Quellen, die über den Glauben an etwas Übernatürliches der germanischen Völker etwas sagen können, sind Grabstätten, Opferplätze und Festhallten – also archäologische Quellen. Dazu gehören auch Sachquellen, wie Amulette, Talismane, Opfergaben und andere Kultgegenstände. Ikonographische Quellen sind Grabbilder, Felsbilder, Teppiche, Darstellungen im Schmuck und christliche Darstellungen aus der Zeit der Missionierung. Zu den literarischen Quellen gehören Zaubersprüche, Gedichte, Lieder, Runenmagie und die Außendarstellung von nichtgermanischen Autoren, beispielsweise Tacitus oder christliche Missionare. Ortsnamen, Personennamen, Volksglauben, Erzählungen und überlieferte Volksbräuche sind ebenfalls relevante Quellen zur Erforschung der germanischen Religiosität.
Wodurch waren die germanischen Religionen geprägt?
Als gemeinsame Merkmale der religiösen Strömungen germanischer Völker lassen sich Polytheismus und Animismus feststellen. Der Glaube an mehrere Götter war vor der Christianisierung weit verbreitet, ebenso der Glaube an einen beseelten Kosmos und an eine beseelte Natur. Magie und Geisterglaube gehören ebenso zu den Merkmalen germanischer Religiosität. Allerdings gibt es teils große Unterschiede zwischen den lokalen Glaubensansätzen. Frühe Gesetzestexte belegen, dass magische Praktiken genutzt wurden und unter Strafe standen.

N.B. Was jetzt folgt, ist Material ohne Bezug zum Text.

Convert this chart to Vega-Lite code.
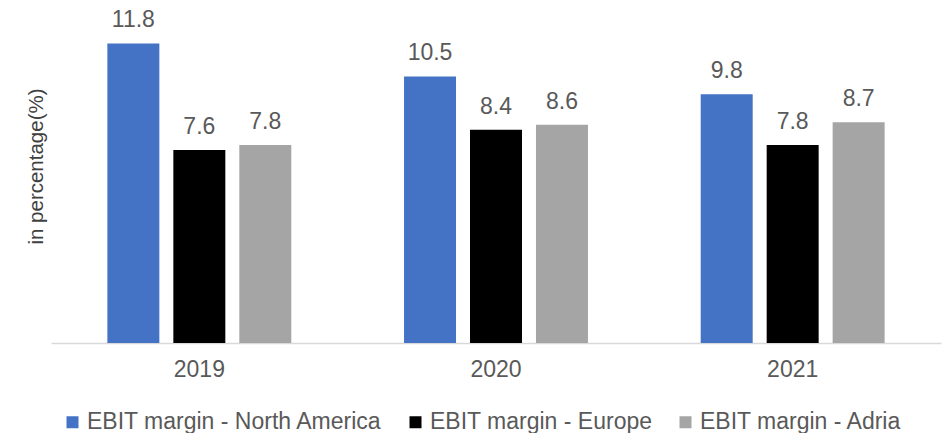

Die skandinavischen Quellen geben darüber relativ ausführlich Auskunft.
Wahrsagerei, Beschwörung und Abschwörung, Jenseitskontakt, Seelenwanderung, Schicksal und Schicksalserfüllung sowie der Glaube an unterschiedliche Gottheiten sind zentrale Kriterien germanischer Religiosität. Es gab Baumheiligtümer, an der Natur ausgerichtete Feste, und Opfergaben an Flüssen, Seen und Mooren.
Literatur
Hans-Peter Hasenfratz: Die religiöse Welt der Germanen. Ritual, Magie, Kult, Mythos. Herder, Freiburg/Br. 1992.
Bernhard Maier: Die Religion der Germanen. Götter - Mythen - Weltbild. Beck Verlag, München 2003.
Rudolf Simek: Götter und Kulte der Germanen. Beck Verlag, München 2004.